Aim of the exercise :: Leave the pictures out and write out exactly the lines from the top of the entries through the line containing "from matplotlib.ticker import".

── Records shown

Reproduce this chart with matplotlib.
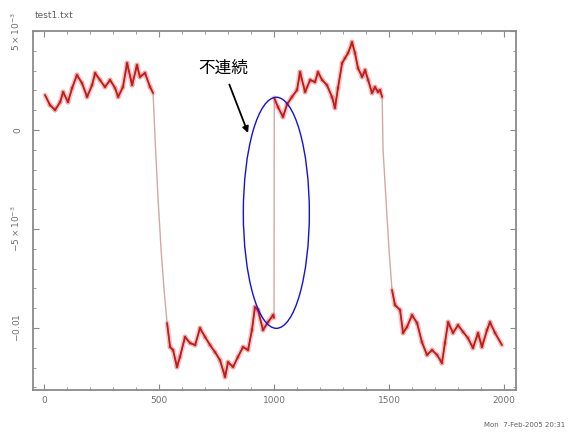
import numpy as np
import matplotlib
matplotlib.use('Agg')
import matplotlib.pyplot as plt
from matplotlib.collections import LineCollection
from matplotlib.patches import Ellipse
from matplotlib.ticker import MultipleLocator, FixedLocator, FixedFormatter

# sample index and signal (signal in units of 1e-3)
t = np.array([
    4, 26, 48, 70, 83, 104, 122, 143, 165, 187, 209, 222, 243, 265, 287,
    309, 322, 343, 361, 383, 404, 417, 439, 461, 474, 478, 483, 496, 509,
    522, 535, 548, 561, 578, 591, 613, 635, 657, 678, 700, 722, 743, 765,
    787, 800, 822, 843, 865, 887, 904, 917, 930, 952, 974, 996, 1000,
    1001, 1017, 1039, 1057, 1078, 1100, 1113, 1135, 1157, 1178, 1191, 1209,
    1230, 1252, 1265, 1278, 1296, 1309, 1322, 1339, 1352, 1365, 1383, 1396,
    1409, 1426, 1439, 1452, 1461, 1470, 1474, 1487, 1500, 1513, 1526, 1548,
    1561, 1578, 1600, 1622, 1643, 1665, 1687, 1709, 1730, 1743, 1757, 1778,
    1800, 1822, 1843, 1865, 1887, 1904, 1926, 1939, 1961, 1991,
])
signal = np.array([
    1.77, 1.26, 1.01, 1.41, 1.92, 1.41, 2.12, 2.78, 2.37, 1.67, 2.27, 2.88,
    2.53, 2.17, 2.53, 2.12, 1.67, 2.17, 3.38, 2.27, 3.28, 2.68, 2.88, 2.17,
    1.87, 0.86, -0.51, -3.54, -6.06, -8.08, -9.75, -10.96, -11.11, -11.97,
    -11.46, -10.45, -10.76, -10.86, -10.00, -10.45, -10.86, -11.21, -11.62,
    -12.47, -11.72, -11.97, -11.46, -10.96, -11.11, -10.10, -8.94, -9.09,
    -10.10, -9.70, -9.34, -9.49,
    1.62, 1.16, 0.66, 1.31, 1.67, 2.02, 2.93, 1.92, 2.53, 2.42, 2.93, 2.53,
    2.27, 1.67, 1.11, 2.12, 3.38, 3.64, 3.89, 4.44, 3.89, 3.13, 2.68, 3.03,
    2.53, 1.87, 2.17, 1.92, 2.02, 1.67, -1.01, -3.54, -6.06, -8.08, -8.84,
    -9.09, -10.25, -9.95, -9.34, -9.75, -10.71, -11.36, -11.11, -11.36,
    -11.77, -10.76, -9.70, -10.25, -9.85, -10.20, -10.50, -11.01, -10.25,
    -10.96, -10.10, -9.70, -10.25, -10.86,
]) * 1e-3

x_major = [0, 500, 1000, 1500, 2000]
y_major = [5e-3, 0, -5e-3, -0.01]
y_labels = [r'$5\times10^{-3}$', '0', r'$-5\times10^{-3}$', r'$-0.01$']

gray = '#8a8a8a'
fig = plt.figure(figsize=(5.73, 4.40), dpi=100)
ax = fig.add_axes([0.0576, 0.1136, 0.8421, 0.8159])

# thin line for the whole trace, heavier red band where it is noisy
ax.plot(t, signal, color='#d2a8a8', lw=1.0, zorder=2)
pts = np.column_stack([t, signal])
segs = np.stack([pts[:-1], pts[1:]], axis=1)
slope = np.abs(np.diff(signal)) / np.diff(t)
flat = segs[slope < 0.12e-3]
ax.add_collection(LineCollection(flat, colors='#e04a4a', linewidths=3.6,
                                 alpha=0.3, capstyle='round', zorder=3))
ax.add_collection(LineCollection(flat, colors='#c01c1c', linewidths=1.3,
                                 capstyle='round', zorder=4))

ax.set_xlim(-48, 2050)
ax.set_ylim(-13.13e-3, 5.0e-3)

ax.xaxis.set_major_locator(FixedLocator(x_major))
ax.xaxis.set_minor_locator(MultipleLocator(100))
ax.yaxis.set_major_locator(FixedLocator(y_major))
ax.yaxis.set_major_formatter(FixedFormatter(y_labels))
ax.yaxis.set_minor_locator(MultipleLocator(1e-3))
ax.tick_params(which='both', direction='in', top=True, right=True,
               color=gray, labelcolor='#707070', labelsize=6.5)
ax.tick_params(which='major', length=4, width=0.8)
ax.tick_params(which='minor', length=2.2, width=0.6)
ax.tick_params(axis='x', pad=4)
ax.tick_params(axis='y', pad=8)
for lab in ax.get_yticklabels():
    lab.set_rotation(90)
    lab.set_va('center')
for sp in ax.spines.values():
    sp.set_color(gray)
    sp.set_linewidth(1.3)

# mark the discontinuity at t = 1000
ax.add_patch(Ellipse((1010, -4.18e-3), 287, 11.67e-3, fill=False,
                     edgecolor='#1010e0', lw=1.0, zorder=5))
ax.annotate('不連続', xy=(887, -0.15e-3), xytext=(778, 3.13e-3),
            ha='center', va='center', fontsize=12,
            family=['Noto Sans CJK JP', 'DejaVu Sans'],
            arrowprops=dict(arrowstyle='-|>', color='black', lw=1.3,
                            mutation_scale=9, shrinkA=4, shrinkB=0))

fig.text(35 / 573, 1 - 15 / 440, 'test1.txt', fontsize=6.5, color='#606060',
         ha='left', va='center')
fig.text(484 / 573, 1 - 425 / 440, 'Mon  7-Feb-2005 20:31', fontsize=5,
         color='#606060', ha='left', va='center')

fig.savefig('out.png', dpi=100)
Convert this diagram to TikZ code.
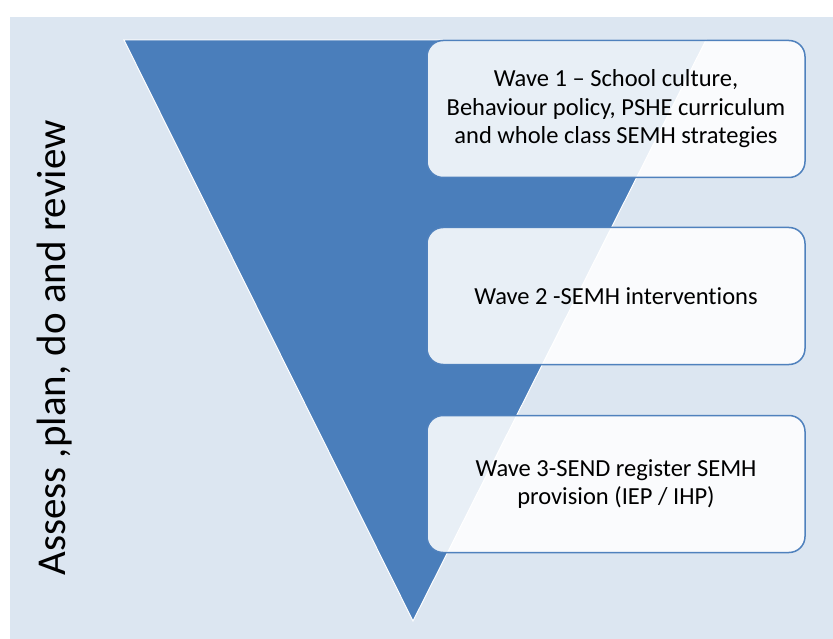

────

Written answer ::
Reproduce this chart with matplotlib.
import numpy as np
import matplotlib
matplotlib.use('Agg')
import matplotlib.pyplot as plt
from matplotlib.collections import LineCollection
from matplotlib.patches import Ellipse
from matplotlib.ticker import MultipleLocator, FixedLocator, FixedFormatter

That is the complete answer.